Van Zyl believes there are two key differences that distinguish Maiyet. “This is the core of what we do, it’s not a sideline. It’s our sourcing strategy. Secondly, our strategy is geared towards fundamentally overhauling and improving [small businesses], not placing periodic orders … It’s not a quick hit. Not this year Columbia is fashionable, next year it’s Indonesia.

“Everybody we work with is clear about where and why we position the brand as we do. Before we arrive [our suppliers] often make low-value products trapped in the local market. We give training and fair financing, we get up alongside them and make their business more robust.”
Maiyet has a relationship with nonprofit group Nest, which builds capacity in “responsible artisan businesses”. This enables them to find artisans, offer training, provide financing for new tools and upgrade facilities.

“It becomes powerful when they are sustainable and competing on their own terms,” Van Zyl says.

“There are no exclusivity agreements. They can use the facilities to source other brands as well — then market power works.”

It is a model that proved equally attractive to investors, whom Van Zyl describes as a mix of “high-net-worth individuals who want returns and a double bottom line, people from the fashion industry who believe in our model and venture capital funds”.

Under creative director Gabriella Zanzani, who has worked for Donna Karan, Celine, Calvin Klein and Ralph Lauren, sales for Maiyet’s first two collections have been “exceptional”. In the US, upmarket retailer Barneys has extended its exclusivity deal with the brand. Maiyet is also stocked in France, Italy, Japan, Korea and Kuwait.
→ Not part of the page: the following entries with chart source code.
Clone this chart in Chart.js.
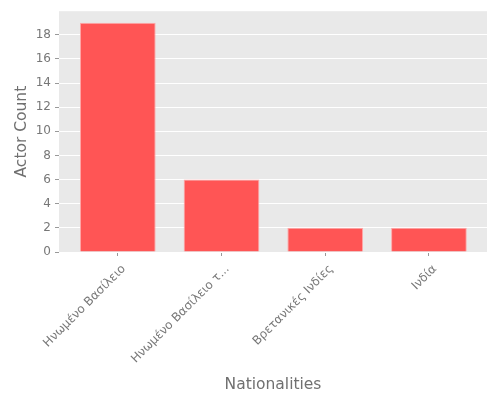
<!DOCTYPE html>
<html>
<head>
<meta charset="utf-8">
<script src="https://cdn.jsdelivr.net/npm/chart.js@4.4.0/dist/chart.umd.min.js"></script>
<style>
  html, body { margin: 0; padding: 0; background: #fff; }
  #wrap { width: 500px; height: 400px; }
</style>
</head>
<body>
<div id="wrap"><canvas id="chart"></canvas></div>
<script>
const nationalities = ['Ηνωμένο Βασίλειο', 'Ηνωμένο Βασίλειο τ...', 'Βρετανικές Ινδίες', 'Ινδία'];
const actorCounts = [19, 6, 2, 2];
const yTicks = [0, 2, 4, 6, 8, 10, 12, 14, 16, 18];

const FONT = 'DejaVu Sans';

// grey panel behind the bars, ggplot style
const panelBg = {
  id: 'panelBg',
  beforeDraw(chart) {
    const { ctx, chartArea: a } = chart;
    ctx.save();
    ctx.fillStyle = '#E9E9E9';
    ctx.fillRect(a.left, a.top, a.right - a.left, a.bottom - a.top);
    ctx.restore();
  }
};

const ctx = document.getElementById('chart').getContext('2d');
new Chart(ctx, {
  type: 'bar',
  data: {
    datasets: [{
      data: actorCounts.map((v, i) => ({ x: i, y: v })),
      backgroundColor: '#FF5555',
      borderColor: '#FFA8A8',
      borderWidth: 1,
      barPercentage: 0.73,
      categoryPercentage: 1
    }]
  },
  options: {
    responsive: true,
    maintainAspectRatio: false,
    animation: false,
    layout: { padding: { top: 10, right: 13, left: 0, bottom: 0 } },
    plugins: { legend: { display: false }, tooltip: { enabled: false } },
    scales: {
      x: {
        type: 'linear',
        offset: false,
        min: -0.567,
        max: 3.56,
        afterBuildTicks: (axis) => { axis.ticks = nationalities.map((_, i) => ({ value: i })); },
        afterFit: (axis) => { axis.height = 148; },
        border: { display: false },
        grid: { offset: false, drawOnChartArea: false, tickColor: '#999', tickLength: 4 },
        ticks: {
          callback: (v) => nationalities[v],
          minRotation: 45,
          maxRotation: 45,
          autoSkip: false,
          color: '#777',
          font: { family: FONT, size: 12 },
          padding: 6,
          labelOffset: 6
        },
        title: {
          display: true,
          text: 'Nationalities',
          color: '#707070',
          font: { family: FONT, size: 15.5 },
          padding: { top: 0, bottom: 6 }
        }
      },
      y: {
        min: 0,
        max: 19.95,
        afterBuildTicks: (axis) => { axis.ticks = yTicks.map(v => ({ value: v })); },
        afterFit: (axis) => { axis.width = 59; },
        border: { display: false },
        grid: { color: '#FFFFFF', lineWidth: 1, tickColor: '#999', tickLength: 4 },
        ticks: {
          color: '#777',
          font: { family: FONT, size: 12 },
          padding: 4
        },
        title: {
          display: true,
          text: 'Actor Count',
          color: '#707070',
          font: { family: FONT, size: 15.5 },
          padding: { top: 13, bottom: 4 }
        }
      }
    }
  },
  plugins: [panelBg]
});
</script>
</body>
</html>
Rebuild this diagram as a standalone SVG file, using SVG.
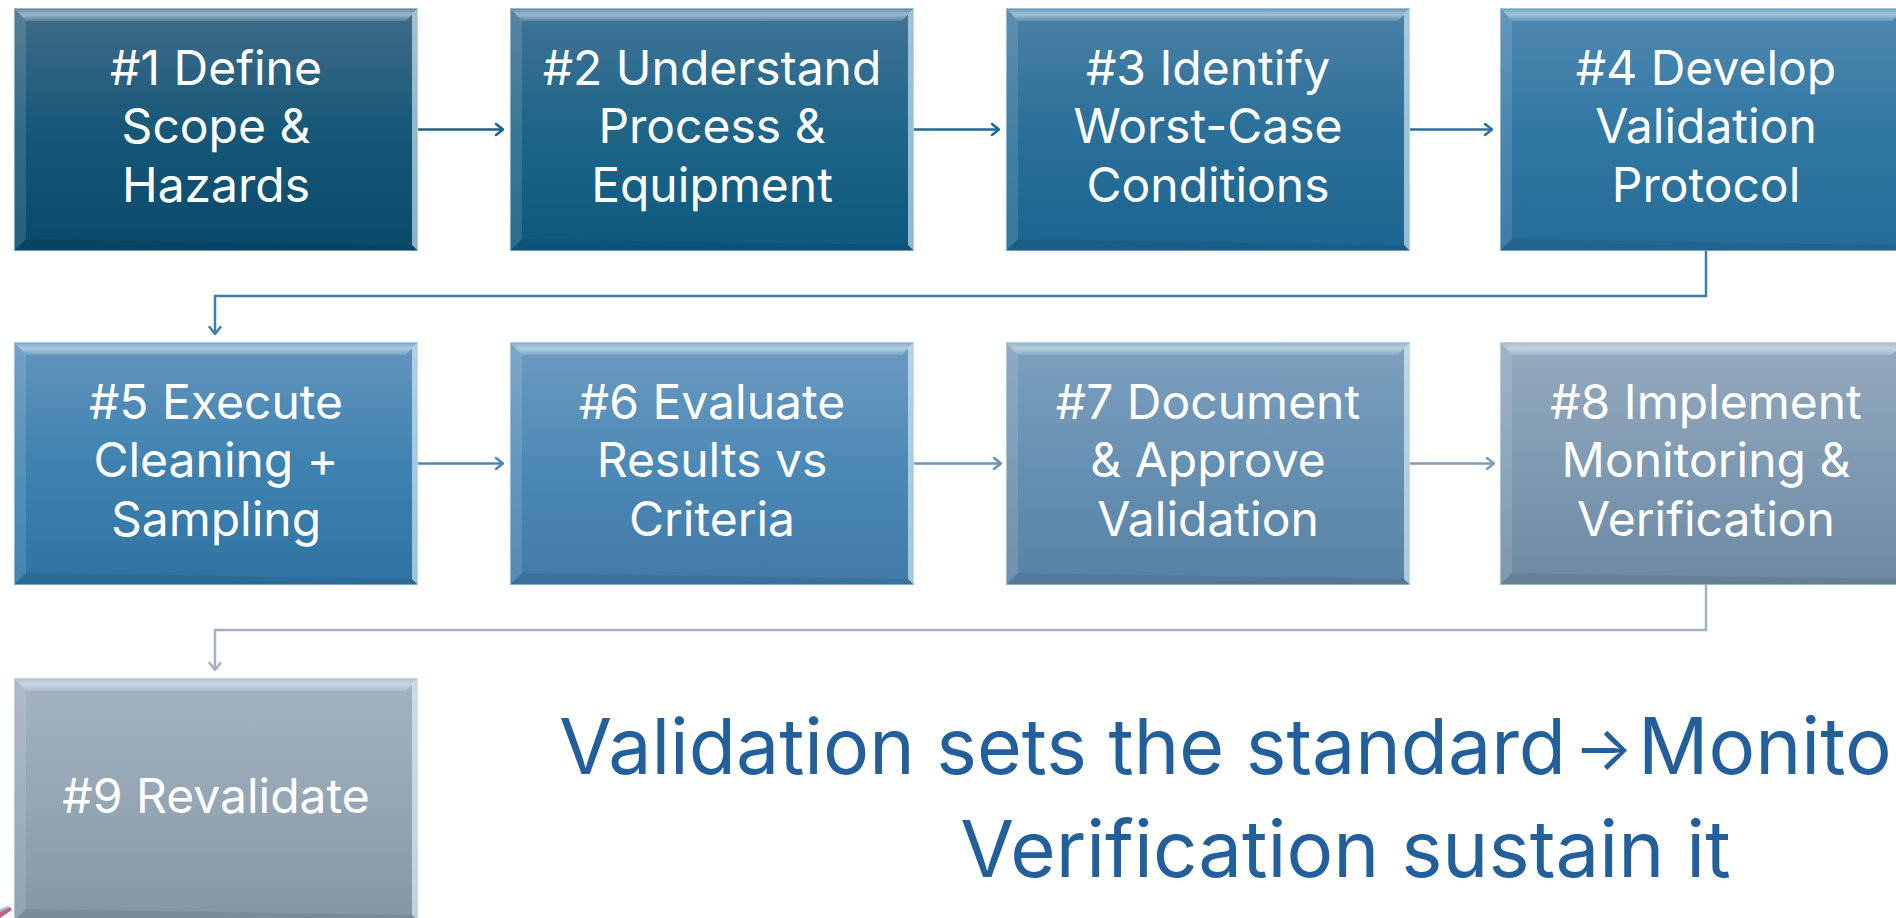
<svg xmlns="http://www.w3.org/2000/svg" xmlns:xlink="http://www.w3.org/1999/xlink" width="1896" height="918" viewBox="0 0 1896 918">
<style>
  .lbl { font-family: Inter, "Open Sans", "Liberation Sans", sans-serif; font-size: 48px; fill: #ffffff; text-anchor: middle; }
  .cap { font-family: Inter, "Open Sans", "Liberation Sans", sans-serif; font-size: 78px; fill: #23609b; }
  .cap1 { font-size: 77px; }
  .arr { font-size: 62px; }
  .con { fill: none; stroke-width: 2.5; stroke-linejoin: miter; }
  .head { fill: none; stroke-width: 2.5; stroke-linecap: round; stroke-linejoin: round; }
</style>
<defs>
  <linearGradient id="g1" x1="0" y1="0" x2="0" y2="1"><stop offset="0" stop-color="#416d8a"/><stop offset="0.5" stop-color="#175878"/><stop offset="1" stop-color="#094a6a"/></linearGradient>
  <linearGradient id="g2" x1="0" y1="0" x2="0" y2="1"><stop offset="0" stop-color="#427496"/><stop offset="0.5" stop-color="#1e6588"/><stop offset="1" stop-color="#0e597f"/></linearGradient>
  <linearGradient id="g3" x1="0" y1="0" x2="0" y2="1"><stop offset="0" stop-color="#4b80a5"/><stop offset="0.5" stop-color="#2b7099"/><stop offset="1" stop-color="#1b6590"/></linearGradient>
  <linearGradient id="g4" x1="0" y1="0" x2="0" y2="1"><stop offset="0" stop-color="#5189b0"/><stop offset="0.5" stop-color="#3178a3"/><stop offset="1" stop-color="#256b97"/></linearGradient>
  <linearGradient id="g5" x1="0" y1="0" x2="0" y2="1"><stop offset="0" stop-color="#6495be"/><stop offset="0.5" stop-color="#3e82b0"/><stop offset="1" stop-color="#2f73a3"/></linearGradient>
  <linearGradient id="g6" x1="0" y1="0" x2="0" y2="1"><stop offset="0" stop-color="#6d9bc2"/><stop offset="0.5" stop-color="#4d89b6"/><stop offset="1" stop-color="#3f7aa8"/></linearGradient>
  <linearGradient id="g7" x1="0" y1="0" x2="0" y2="1"><stop offset="0" stop-color="#7ea0bd"/><stop offset="0.5" stop-color="#6791b3"/><stop offset="1" stop-color="#5882a4"/></linearGradient>
  <linearGradient id="g8" x1="0" y1="0" x2="0" y2="1"><stop offset="0" stop-color="#95aabe"/><stop offset="0.5" stop-color="#7f9ab2"/><stop offset="1" stop-color="#6d89a2"/></linearGradient>
  <linearGradient id="g9" x1="0" y1="0" x2="0" y2="1"><stop offset="0" stop-color="#a4b3c0"/><stop offset="0.5" stop-color="#95a6b5"/><stop offset="1" stop-color="#8495a5"/></linearGradient>
  <linearGradient id="topHi" x1="0" y1="0" x2="0" y2="1"><stop offset="0" stop-color="#ffffff" stop-opacity="0.15"/><stop offset="0.5" stop-color="#dff3ff" stop-opacity="0.55"/><stop offset="1" stop-color="#ffffff" stop-opacity="0.12"/></linearGradient>
  <g id="bevel">
    <polygon points="0,0 404,0 392,13 12,13" fill="url(#topHi)"/>
    <polygon points="0,0 12,13 12,231 0,243" fill="#ffffff" fill-opacity="0.12"/>
    <polygon points="404,0 404,243 398,237 398,6" fill="#e8f8ff" fill-opacity="0.6"/>
    <polygon points="0,243 404,243 398,237 12,231" fill="#000000" fill-opacity="0.07"/>
    <rect x="0.5" y="0.5" width="403" height="242" fill="none" stroke="#cfe6f5" stroke-opacity="0.5"/>
  </g>
</defs>
<rect width="1896" height="918" fill="#ffffff"/>

<g id="connectors">
  <path class="con" stroke="#1f5f85" d="M418,129.5 H503"/>
  <path class="head" stroke="#1f5f85" d="M496,124 L503,129.5 L496,135"/>
  <path class="con" stroke="#236892" d="M914,129.5 H999"/>
  <path class="head" stroke="#236892" d="M992,124 L999,129.5 L992,135"/>
  <path class="con" stroke="#2b6f9b" d="M1410,129.5 H1492"/>
  <path class="head" stroke="#2b6f9b" d="M1485,124 L1492,129.5 L1485,135"/>
  <path class="con" stroke="#3c7fac" d="M1706,250 V296 H215 V334"/>
  <path class="head" stroke="#3c7fac" d="M209.5,327 L215,334 L220.5,327"/>
  <path class="con" stroke="#4a86b4" d="M418,463.5 H503"/>
  <path class="head" stroke="#4a86b4" d="M496,458 L503,463.5 L496,469"/>
  <path class="con" stroke="#6993b7" d="M914,463.5 H1001"/>
  <path class="head" stroke="#6993b7" d="M994,458 L1001,463.5 L994,469"/>
  <path class="con" stroke="#819db6" d="M1410,463.5 H1494"/>
  <path class="head" stroke="#819db6" d="M1487,458 L1494,463.5 L1487,469"/>
  <path class="con" stroke="#a0b2c2" d="M1706,584 V630 H215 V670"/>
  <path class="head" stroke="#a0b2c2" d="M209.5,663 L215,670 L220.5,663"/>
</g>

<g id="node1">
  <rect x="14" y="8" width="404" height="243" fill="url(#g1)"/>
  <use xlink:href="#bevel" x="14" y="8"/>
  <text class="lbl" x="216" y="85">#1 Define</text>
  <text class="lbl" x="216" y="143">Scope &amp;</text>
  <text class="lbl" x="216" y="202">Hazards</text>
</g>
<g id="node2">
  <rect x="510" y="8" width="404" height="243" fill="url(#g2)"/>
  <use xlink:href="#bevel" x="510" y="8"/>
  <text class="lbl" x="712" y="85">#2 Understand</text>
  <text class="lbl" x="712" y="143">Process &amp;</text>
  <text class="lbl" x="712" y="202">Equipment</text>
</g>
<g id="node3">
  <rect x="1006" y="8" width="404" height="243" fill="url(#g3)"/>
  <use xlink:href="#bevel" x="1006" y="8"/>
  <text class="lbl" x="1208" y="85">#3 Identify</text>
  <text class="lbl" x="1208" y="143">Worst-Case</text>
  <text class="lbl" x="1208" y="202">Conditions</text>
</g>
<g id="node4">
  <rect x="1500" y="8" width="412" height="243" fill="url(#g4)"/>
  <use xlink:href="#bevel" x="1500" y="8"/>
  <text class="lbl" x="1706" y="85">#4 Develop</text>
  <text class="lbl" x="1706" y="143">Validation</text>
  <text class="lbl" x="1706" y="202">Protocol</text>
</g>
<g id="node5">
  <rect x="14" y="342" width="404" height="243" fill="url(#g5)"/>
  <use xlink:href="#bevel" x="14" y="342"/>
  <text class="lbl" x="216" y="419">#5 Execute</text>
  <text class="lbl" x="216" y="477">Cleaning +</text>
  <text class="lbl" x="216" y="536">Sampling</text>
</g>
<g id="node6">
  <rect x="510" y="342" width="404" height="243" fill="url(#g6)"/>
  <use xlink:href="#bevel" x="510" y="342"/>
  <text class="lbl" x="712" y="419">#6 Evaluate</text>
  <text class="lbl" x="712" y="477">Results vs</text>
  <text class="lbl" x="712" y="536">Criteria</text>
</g>
<g id="node7">
  <rect x="1006" y="342" width="404" height="243" fill="url(#g7)"/>
  <use xlink:href="#bevel" x="1006" y="342"/>
  <text class="lbl" x="1208" y="419">#7 Document</text>
  <text class="lbl" x="1208" y="477">&amp; Approve</text>
  <text class="lbl" x="1208" y="536">Validation</text>
</g>
<g id="node8">
  <rect x="1500" y="342" width="412" height="243" fill="url(#g8)"/>
  <use xlink:href="#bevel" x="1500" y="342"/>
  <text class="lbl" x="1706" y="419">#8 Implement</text>
  <text class="lbl" x="1706" y="477">Monitoring &amp;</text>
  <text class="lbl" x="1706" y="536">Verification</text>
</g>
<g id="node9">
  <rect x="14" y="678" width="404" height="243" fill="url(#g9)"/>
  <use xlink:href="#bevel" x="14" y="678"/>
  <text class="lbl" x="216" y="813">#9 Revalidate</text>
</g>

<g id="corner">
  <polygon points="0,912 10,907 12,910 0,918" fill="#b03a6a" fill-opacity="0.8"/>
  <polygon points="0,909 8,906 10,907 0,912" fill="#7fb0d8" fill-opacity="0.8"/>
</g>

<g id="caption">
  <text class="cap" x="559" y="774"><tspan class="cap1">Validation sets the standard</tspan><tspan class="arr" x="1574" dy="-4">→</tspan><tspan x="1638" dy="4">Monitoring &amp;</tspan></text>
  <text class="cap" x="1345.5" y="877" text-anchor="middle">Verification sustain it</text>
</g>
</svg>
“We run it exactly like a luxury fashion business. No brand ever succeeds if it doesn’t put the product first,” Van Zyl says. “It’s just that the design process is infused from the beginning with an unusual sourcing strategy.”

Maiyet’s offerings are not limited to developing market products: their ranges include fabric and leather from Italy, embroidery from India, jewellery from Kenya and Colombia and clothes made “in the garment district in New York. We’re based in NoHo. We’re supporting the local economy as well.”
Van Zyl says the company is “actively looking” in South Africa and hopes to announce a venture here soon. “It’s a country made for this model and, for obvious reasons, I think South Africa has gigantic ­opportunities.”